How to Prevent Door Dashing (crate doors, outside doors, etc.).

This must be followed EVERY TIME the dog comes out of his crate or goes outside for it to work. It basically teaches the dog that an open door doesnt mean anything to him and he needs permission to cross that threshold. Because they wait for permission, they dont dash out to run away and get lost or dash out when another dog is out and cause a fight. It also teaches them to look to people for guidance and teaches impulse control, both of which are good qualities for dogs to have. Because of this practice with my dogs, I can open their crates and walk away and they will stay in there until I tell them to come out. I can leave my house doors wide open to move stuff in and out and they will stay indoors until given the go ahead to go out and play. It is time consuming at first and can be frustrating with a dog that doesnt have practice, but it is well worth it. It usually takes me 1-2 days of practicing this with a new dog before they learn to wait 10 seconds for the “ok”. After that, it is MUCH LESS STRESSFUL to let them out to potty, to answer the door, etc.

  1. Have the dog sit if they know the command, or they can remain standing if not. Tell the dog “Wait”
  2. Go to grab the door handle, If the dog moves, move your hand away from the door handle and go back to step 1. If the dog stays where it is, say “good boy” proceed to step 3.
  3. Slowly turn the door handle. If the dog moves, move your hand away from the door handle and go back to step 1. If the dog stays where it is, say “good boy” proceed to step 4.
  4. Slowly open the door a crack. If the dog moves, close the door and go back to step 1. If they sit back down right away (they are learning!), praise the dog for sitting, but repeat step 4. If they dont move, say ‘good boy” and go to step 5.

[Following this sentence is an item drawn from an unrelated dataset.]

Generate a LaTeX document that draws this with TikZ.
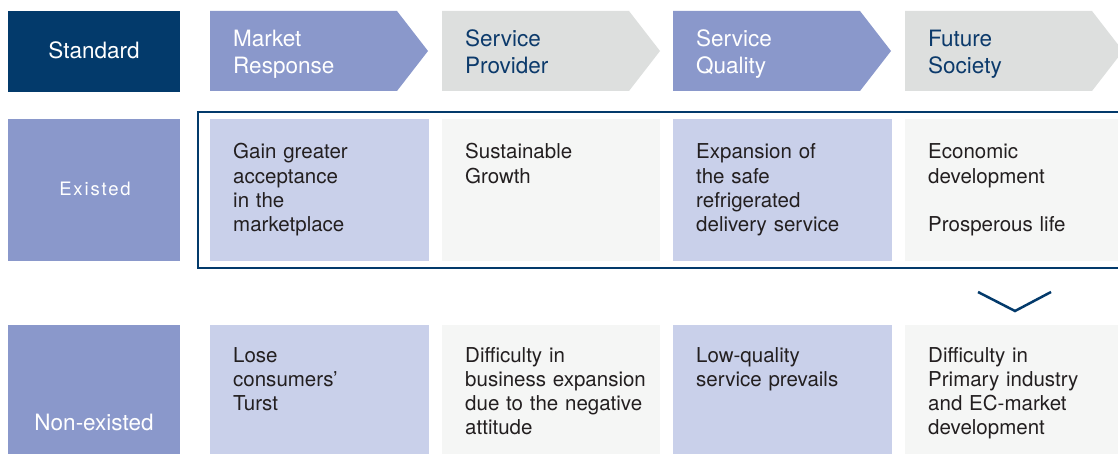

  5. Slowly keep opening the door, praising the dog for waiting. Once the door is open wide enough for you both to move through (or the dog to come out if it is a crate door), say “Ok!” and let the dog go through the boundary, praising them for being so good and waiting. The “OK” is the permission. If the dog gets up at any point without your “ok”, go back to step 1.
  6. Gradually increase the time the dog has to wait at the open door before giving the “ok”, going back steps as needed to maintain the learning. The goal with this step is to keep the dog succeeding while firming the rule of “you dont get to go out just cause the door is open” and getting rewarded so that he doesnt get frustrated and stop listening. So if the dog is failing every time, it is best to go back a few steps or lower the time for a bit.
  7. The goal for our dogs should be to sit with an open door for 10 full seconds, waiting for the “Ok”. I go further with my dogs, but I have had them for years.